:: Raw records

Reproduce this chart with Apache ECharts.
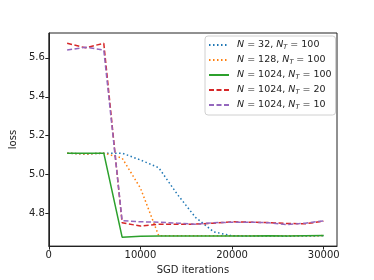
<!DOCTYPE html>
<html><head><meta charset="utf-8">
<script src="https://cdn.jsdelivr.net/npm/echarts@6/dist/echarts.min.js"></script>
<style>html,body{margin:0;padding:0;background:#fff}#c{width:374px;height:280px}</style>
</head><body><div id="c"></div>
<script>
const iterations = [2000,4000,6000,8000,10000,12000,14000,16000,18000,20000,22000,24000,26000,28000,30000];
const nValues = [32, 128, 1024, 1024, 1024];
const ntValues = [100, 100, 100, 20, 10];
const lossN32 = [5.11,5.105,5.11,5.11,5.075,5.035,4.90,4.78,4.705,4.685,4.684,4.684,4.683,4.684,4.685];
const lossN128 = [5.11,5.105,5.11,5.085,4.93,4.685,4.685,4.685,4.685,4.685,4.685,4.685,4.685,4.685,4.686];
const lossN1024 = [5.11,5.11,5.11,4.678,4.683,4.684,4.684,4.684,4.684,4.684,4.684,4.685,4.684,4.685,4.686];
const lossNT20 = [5.675,5.652,5.675,4.752,4.735,4.745,4.745,4.745,4.75,4.757,4.755,4.753,4.748,4.747,4.76];
const lossNT10 = [5.64,5.655,5.64,4.763,4.757,4.755,4.75,4.745,4.752,4.755,4.755,4.752,4.743,4.75,4.762];
const xTicks = [0,10000,20000,30000];
const yTicks = [4.8,5.0,5.2,5.4,5.6];

const seriesData = [lossN32, lossN128, lossN1024, lossNT20, lossNT10];
const colors = ['#1f77b4','#ff7f0e','#2ca02c','#d62728','#9467bd'];
const styles = [[1.5,2.5],[1.5,2.5],'solid',[5,2.5],[5,2.5]];
const names = nValues.map((n,i)=>'N = '+n+', NT = '+ntValues[i]);

const chart = echarts.init(document.getElementById('c'), null, {renderer:'canvas'});
const font = 'DejaVu Sans';
chart.setOption({
  animation:false,
  grid:{left:46,right:37,top:33,bottom:32,show:true,borderColor:'#222',borderWidth:1,backgroundColor:'transparent'},
  xAxis:{type:'value',min:0,max:31450,
    name:'SGD iterations',nameLocation:'middle',nameGap:17,
    nameTextStyle:{fontFamily:font,fontSize:10,color:'#222'},
    axisLine:{show:true,lineStyle:{color:'#222'}},
    axisTick:{show:true,length:3.5,lineStyle:{color:'#222'},customValues:xTicks},
    axisLabel:{fontFamily:font,fontSize:10,color:'#222',margin:4,customValues:xTicks,formatter:v=>String(v)},
    splitLine:{show:false}},
  yAxis:{type:'value',min:4.632,max:5.728,
    name:'loss',nameLocation:'middle',nameGap:21,
    nameTextStyle:{fontFamily:font,fontSize:10,color:'#222'},
    axisLine:{show:true,lineStyle:{color:'#222'}},
    axisTick:{show:true,length:3.5,lineStyle:{color:'#222'},customValues:yTicks},
    axisLabel:{fontFamily:font,fontSize:10,color:'#222',margin:4,customValues:yTicks,formatter:v=>v.toFixed(1)},
    splitLine:{show:false}},
  legend:{orient:'vertical',left:205,top:36,itemWidth:20,itemHeight:10,itemGap:4,
    padding:[4,4,4,3],borderColor:'#d0d0d0',borderWidth:1,borderRadius:3,backgroundColor:'#fff',
    itemStyle:{opacity:0},
    data:names,
    formatter:function(name){const i=names.indexOf(name);
      return '{i|N}{t| = '+nValues[i]+', }{i|N}{s|T}{t| = '+ntValues[i]+'}';},
    textStyle:{fontFamily:font,fontSize:9.5,color:'#222',padding:[0,0,0,3],
      rich:{i:{fontFamily:font,fontSize:9.5,fontStyle:'italic',color:'#222'},
            t:{fontFamily:font,fontSize:9.5,color:'#222'},
            s:{fontFamily:font,fontSize:6.5,fontStyle:'italic',color:'#222',padding:[5,0,0,0]}}}},
  series:seriesData.map((d,i)=>({
    name:names[i],type:'line',symbol:'none',
    data:iterations.map((x,j)=>[x,d[j]]),
    lineStyle:{color:colors[i],width:1.5,type:styles[i]},
    itemStyle:{color:colors[i]}
  }))
});
</script></body></html>
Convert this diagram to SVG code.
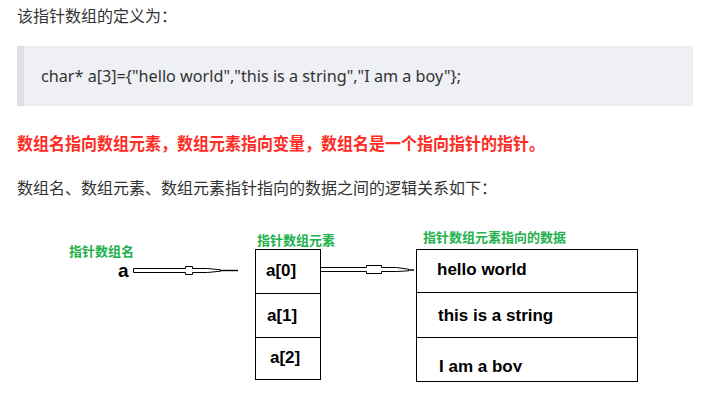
<svg xmlns="http://www.w3.org/2000/svg" width="722" height="401" viewBox="0 0 722 401">
<style>
.p{font-family:"Noto Sans CJK SC","Noto Sans",sans-serif;font-size:16px;fill:#333}
.red{font-family:"Noto Sans CJK SC",sans-serif;font-size:17px;font-weight:bold;fill:#fe2c24}
.code{font-family:"Noto Sans","Liberation Sans",sans-serif;font-size:16px;fill:#333}
.g{font-family:"Noto Sans CJK SC",sans-serif;font-size:13px;font-weight:bold;fill:#22b14c}
.t{font-family:"Liberation Sans",Arial,sans-serif;font-size:17px;font-weight:bold;fill:#000}
.box{fill:#fff;stroke:#000;stroke-width:1}
.arw{fill:#fff;stroke:#000;stroke-width:1}
.tip{stroke:#000;stroke-width:1.4}
</style>
<defs>
<clipPath id="clipBoy"><rect x="416" y="337" width="222" height="35"/></clipPath>
</defs>
<rect width="722" height="401" fill="#fff"/>
<g id="intro"><text class="p" x="17" y="22">该指针数组的定义为：</text></g>
<g id="codeblock">
<rect x="17" y="46" width="676" height="60" fill="#eef0f4"/>
<rect x="17" y="46" width="7" height="60" fill="#dddfe4"/>
<text class="code" x="41" y="82" textLength="420" lengthAdjust="spacingAndGlyphs">char* a[3]={"hello world","this is a string","I am a boy"};</text>
</g>
<g id="highlight"><text class="red" x="17" y="150" textLength="528" lengthAdjust="spacingAndGlyphs">数组名指向数组元素，数组元素指向变量，数组名是一个指向指针的指针。</text></g>
<g id="desc"><text class="p" x="17" y="194">数组名、数组元素、数组元素指针指向的数据之间的逻辑关系如下：</text></g>

<g id="array-name">
<text class="g" x="69" y="256">指针数组名</text>
<text class="t" x="118" y="277" style="font-size:19px">a</text>
</g>

<g id="elements">
<text class="g" x="257" y="245">指针数组元素</text>
<rect class="box" x="255.5" y="249.5" width="65" height="130"/>
<line x1="255.5" y1="293.5" x2="320.5" y2="293.5" stroke="#000"/>
<line x1="255.5" y1="337.5" x2="320.5" y2="337.5" stroke="#000"/>
<text class="t" x="266" y="276">a[0]</text>
<text class="t" x="267" y="321">a[1]</text>
<text class="t" x="270" y="363">a[2]</text>
</g>

<g id="data">
<text class="g" x="423" y="242">指针数组元素指向的数据</text>
<rect class="box" x="416.5" y="249.5" width="221" height="132"/>
<line x1="416.5" y1="292.5" x2="637.5" y2="292.5" stroke="#000"/>
<line x1="416.5" y1="337.5" x2="637.5" y2="337.5" stroke="#000"/>
<text class="t" x="437" y="275">hello world</text>
<text class="t" x="438" y="321">this is a string</text>
<text class="t" x="439" y="372" clip-path="url(#clipBoy)">I am a boy</text>
</g>

<g id="connectors">
<path class="arw" d="M133.5,268.5 H185.5 V266.5 H192.5 V268.5 H207.5 L220.5,269.8 V271.2 L207.5,272.5 H192.5 V274.5 H185.5 V272.5 H133.5 Z"/>
<line class="tip" x1="220" y1="270.5" x2="238" y2="270.5"/>
<path class="arw" d="M320.5,267.5 H366.5 V265.5 H381.5 V267.5 H396.5 L408.5,269.2 V270.8 L396.5,271.5 H381.5 V273.5 H366.5 V271.5 H320.5 Z"/>
<line class="tip" x1="408" y1="270" x2="414" y2="270"/>
</g>
</svg>
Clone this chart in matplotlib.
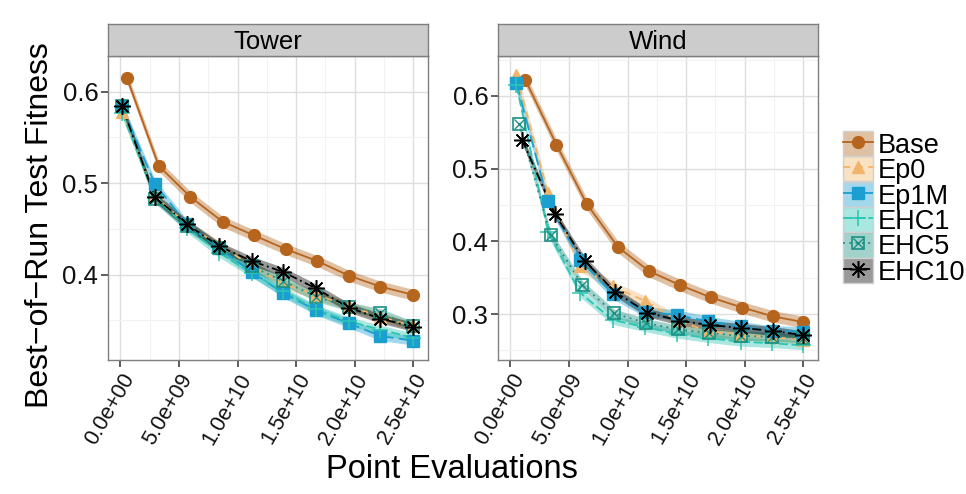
import matplotlib
matplotlib.use("Agg")
import matplotlib.pyplot as plt
from matplotlib.lines import Line2D
from matplotlib.patches import Patch
from matplotlib.ticker import MultipleLocator, FuncFormatter

plt.rcParams['font.family'] = ['Liberation Sans', 'DejaVu Sans']

# ---- data (point evaluations in units of 1e9) ----
series = ["Base", "Ep0", "Ep1M", "EHC1", "EHC5", "EHC10"]

tower_x_base = [0.56, 3.27, 5.98, 8.72, 11.4, 14.1, 16.8, 19.5, 22.2, 25.0]
tower_x_other = [0.14, 2.94, 5.70, 8.43, 11.2, 13.9, 16.7, 19.5, 22.2, 25.0]
tower_base = [0.615, 0.519, 0.485, 0.458, 0.443, 0.428, 0.415, 0.399, 0.387, 0.378]
tower_ep0 = [0.578, 0.486, 0.455, 0.432, 0.410, 0.390, 0.378, 0.366, 0.354, 0.344]
tower_ep1m = [0.584, 0.499, 0.455, 0.429, 0.403, 0.380, 0.361, 0.347, 0.333, 0.328]
tower_ehc1 = [0.577, 0.485, 0.451, 0.424, 0.402, 0.382, 0.362, 0.349, 0.340, 0.331]
tower_ehc5 = [0.584, 0.483, 0.453, 0.429, 0.409, 0.393, 0.376, 0.365, 0.358, 0.344]
tower_ehc10 = [0.584, 0.485, 0.455, 0.431, 0.415, 0.403, 0.385, 0.364, 0.352, 0.343]
tower_ci = [0.006, 0.005, 0.005, 0.005, 0.005, 0.005]

wind_x_base = [1.28, 3.93, 6.50, 9.20, 11.85, 14.47, 17.1, 19.8, 22.4, 25.0]
wind_x_ep = [0.51, 3.21, 5.98, 8.72, 11.5, 14.2, 16.9, 19.66, 22.3, 25.0]
wind_x_ehc5 = [0.74, 3.44, 6.15, 8.85, 11.56, 14.27, 16.95, 19.66, 22.36, 25.0]
wind_x_ehc10 = [1.00, 3.79, 6.35, 8.97, 11.7, 14.4, 17.0, 19.7, 22.4, 25.0]
wind_base = [0.622, 0.533, 0.452, 0.392, 0.359, 0.340, 0.323, 0.309, 0.297, 0.289]
wind_ep0 = [0.629, 0.466, 0.366, 0.338, 0.318, 0.292, 0.276, 0.272, 0.268, 0.265]
wind_ep1m = [0.618, 0.455, 0.374, 0.328, 0.303, 0.299, 0.290, 0.283, 0.277, 0.276]
wind_ehc1 = [0.615, 0.413, 0.329, 0.292, 0.282, 0.273, 0.267, 0.262, 0.260, 0.257]
wind_ehc5 = [0.562, 0.409, 0.340, 0.301, 0.288, 0.279, 0.274, 0.270, 0.269, 0.267]
wind_ehc10 = [0.540, 0.438, 0.373, 0.330, 0.302, 0.291, 0.285, 0.281, 0.277, 0.271]
wind_ci = [0.008, 0.007, 0.007, 0.006, 0.006, 0.006]

panels = [
    ("Tower", [tower_x_base] + [tower_x_other] * 5,
     [tower_base, tower_ep0, tower_ep1m, tower_ehc1, tower_ehc5, tower_ehc10],
     tower_ci, (0.3068, 0.639), [0.4, 0.5, 0.6]),
    ("Wind", [wind_x_base, wind_x_ep, wind_x_ep, wind_x_ep, wind_x_ehc5, wind_x_ehc10],
     [wind_base, wind_ep0, wind_ep1m, wind_ehc1, wind_ehc5, wind_ehc10],
     wind_ci, (0.2369, 0.655), [0.3, 0.4, 0.5, 0.6]),
]

# ---- styles ----
colors = ["#B5651D", "#F0B46A", "#1A9FD0", "#2CC5B2", "#1B9083", "#000000"]
linestyles = ["-", (0, (4, 3)), (0, (7, 3)), (0, (5, 2)), (0, (1, 2.5)), (0, (5, 2, 1, 2))]
markers = ["o", "^", "s", "+", "s", (8, 2, 0)]
msizes = [8.5, 9, 8, 12, 8.5, 12]

W, H = 966, 494
fig = plt.figure(figsize=(W / 100, H / 100), dpi=100)


def frac(x0, y0, x1, y1):
    return [x0 / W, 1 - y1 / H, (x1 - x0) / W, (y1 - y0) / H]


def draw_marker(ax, x, y, i, **kw):
    c = colors[i]
    if i == 4:
        ax.plot(x, y, ls="none", marker="s", ms=msizes[i], mfc="none", mec=c, mew=1.2, **kw)
        ax.plot(x, y, ls="none", marker="x", ms=msizes[i] * 0.8, mec=c, mew=1.0, **kw)
    elif i in (3, 5):
        ax.plot(x, y, ls="none", marker=markers[i], ms=msizes[i], mec=c, mew=1.1, **kw)
    else:
        ax.plot(x, y, ls="none", marker=markers[i], ms=msizes[i], mfc=c, mec=c, **kw)


lefts = [108, 498]
for (name, xs, ys, ci, ylim, yt), lx in zip(panels, lefts):
    ax = fig.add_axes(frac(lx, 56, lx + 320, 360))
    ax.set_facecolor("white")
    for i in range(len(series)):
        x = [v * 1e9 for v in xs[i]]
        y = ys[i]
        lo = [v - ci[i] for v in y]
        hi = [v + ci[i] for v in y]
        ax.fill_between(x, lo, hi, color=colors[i], alpha=0.4, lw=0, zorder=2)
    for i in range(len(series)):
        x = [v * 1e9 for v in xs[i]]
        ax.plot(x, ys[i], color=colors[i], ls=linestyles[i], lw=1.3, zorder=3)
        draw_marker(ax, x, ys[i], i, zorder=4)
    ax.set_xlim(-1.06e9, 26.26e9)
    ax.set_ylim(*ylim)
    ax.xaxis.set_major_locator(MultipleLocator(5e9))
    ax.xaxis.set_minor_locator(MultipleLocator(2.5e9))
    ax.set_yticks(yt)
    ax.yaxis.set_minor_locator(MultipleLocator(0.05))
    ax.xaxis.set_major_formatter(FuncFormatter(lambda v, p: f"{v:.1e}"))
    ax.yaxis.set_major_formatter(FuncFormatter(lambda v, p: f"{v:.1f}"))
    ax.grid(True, which="major", color="#DEDEDE", lw=1.0, zorder=0)
    ax.grid(True, which="minor", color="#F2F2F2", lw=0.8, zorder=0)
    ax.set_axisbelow(True)
    for s in ax.spines.values():
        s.set_color("#7F7F7F")
        s.set_linewidth(1.0)
    ax.tick_params(which="major", length=5, width=1.1, color="#333333", labelsize=18.5,
                   labelcolor="#111111", pad=2)
    ax.tick_params(which="minor", length=0)
    for lab in ax.get_xticklabels():
        lab.set_rotation(60)
        lab.set_ha("right")
        lab.set_rotation_mode("anchor")
        lab.set_fontsize(15.5)

    sax = fig.add_axes(frac(lx, 24, lx + 320, 56))
    sax.set_facecolor("#CCCCCC")
    sax.set_xticks([])
    sax.set_yticks([])
    for s in sax.spines.values():
        s.set_color("#7F7F7F")
        s.set_linewidth(1.0)
    sax.text(0.5, 0.45, name, ha="center", va="center", fontsize=18.5, transform=sax.transAxes)

fig.text(0.468, 0.05, "Point Evaluations", ha="center", va="center", fontsize=23.5)
fig.text(0.041, 0.545, "Best\u2212of\u2212Run Test Fitness", ha="center", va="center",
         rotation=90, fontsize=23)

# ---- legend ----
handles = []
for i in range(len(series)):
    p = Patch(facecolor=colors[i], alpha=0.4, edgecolor="none")
    frame = Patch(facecolor="none", edgecolor="#D0D0D0", lw=1.0)
    ln = Line2D([], [], color=colors[i], ls=linestyles[i], lw=1.3)
    if i == 4:
        m1 = Line2D([], [], ls="none", marker="s", ms=msizes[i], mfc="none", mec=colors[i], mew=1.2)
        m2 = Line2D([], [], ls="none", marker="x", ms=msizes[i] * 0.8, mec=colors[i], mew=1.0)
        handles.append((p, frame, ln, m1, m2))
    elif i in (3, 5):
        m = Line2D([], [], ls="none", marker=markers[i], ms=msizes[i], mec=colors[i], mew=1.1)
        handles.append((p, frame, ln, m))
    else:
        m = Line2D([], [], ls="none", marker=markers[i], ms=msizes[i], mfc=colors[i], mec=colors[i])
        handles.append((p, frame, ln, m))

fig.legend(handles, series, loc="upper left", bbox_to_anchor=(843 / W, 1 - 131 / H),
           frameon=False, fontsize=19.5, handlelength=1.1, handleheight=1.05,
           labelspacing=-0.09, handletextpad=0.2, borderpad=0, borderaxespad=0)

fig.savefig("out.png", dpi=100, facecolor="white")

::::

- **Exercise task**:
Transcribe exactly, with no pictures, the lines running from the first line of the material through the line holding "const names = nValues.map((n,i)=>'N".

- **Exercise solution**:
Reproduce this chart with Apache ECharts.
<!DOCTYPE html>
<html><head><meta charset="utf-8">
<script src="https://cdn.jsdelivr.net/npm/echarts@6/dist/echarts.min.js"></script>
<style>html,body{margin:0;padding:0;background:#fff}#c{width:374px;height:280px}</style>
</head><body><div id="c"></div>
<script>
const iterations = [2000,4000,6000,8000,10000,12000,14000,16000,18000,20000,22000,24000,26000,28000,30000];
const nValues = [32, 128, 1024, 1024, 1024];
const ntValues = [100, 100, 100, 20, 10];
const lossN32 = [5.11,5.105,5.11,5.11,5.075,5.035,4.90,4.78,4.705,4.685,4.684,4.684,4.683,4.684,4.685];
const lossN128 = [5.11,5.105,5.11,5.085,4.93,4.685,4.685,4.685,4.685,4.685,4.685,4.685,4.685,4.685,4.686];
const lossN1024 = [5.11,5.11,5.11,4.678,4.683,4.684,4.684,4.684,4.684,4.684,4.684,4.685,4.684,4.685,4.686];
const lossNT20 = [5.675,5.652,5.675,4.752,4.735,4.745,4.745,4.745,4.75,4.757,4.755,4.753,4.748,4.747,4.76];
const lossNT10 = [5.64,5.655,5.64,4.763,4.757,4.755,4.75,4.745,4.752,4.755,4.755,4.752,4.743,4.75,4.762];
const xTicks = [0,10000,20000,30000];
const yTicks = [4.8,5.0,5.2,5.4,5.6];

const seriesData = [lossN32, lossN128, lossN1024, lossNT20, lossNT10];
const colors = ['#1f77b4','#ff7f0e','#2ca02c','#d62728','#9467bd'];
const styles = [[1.5,2.5],[1.5,2.5],'solid',[5,2.5],[5,2.5]];
const names = nValues.map((n,i)=>'N = '+n+', NT = '+ntValues[i]);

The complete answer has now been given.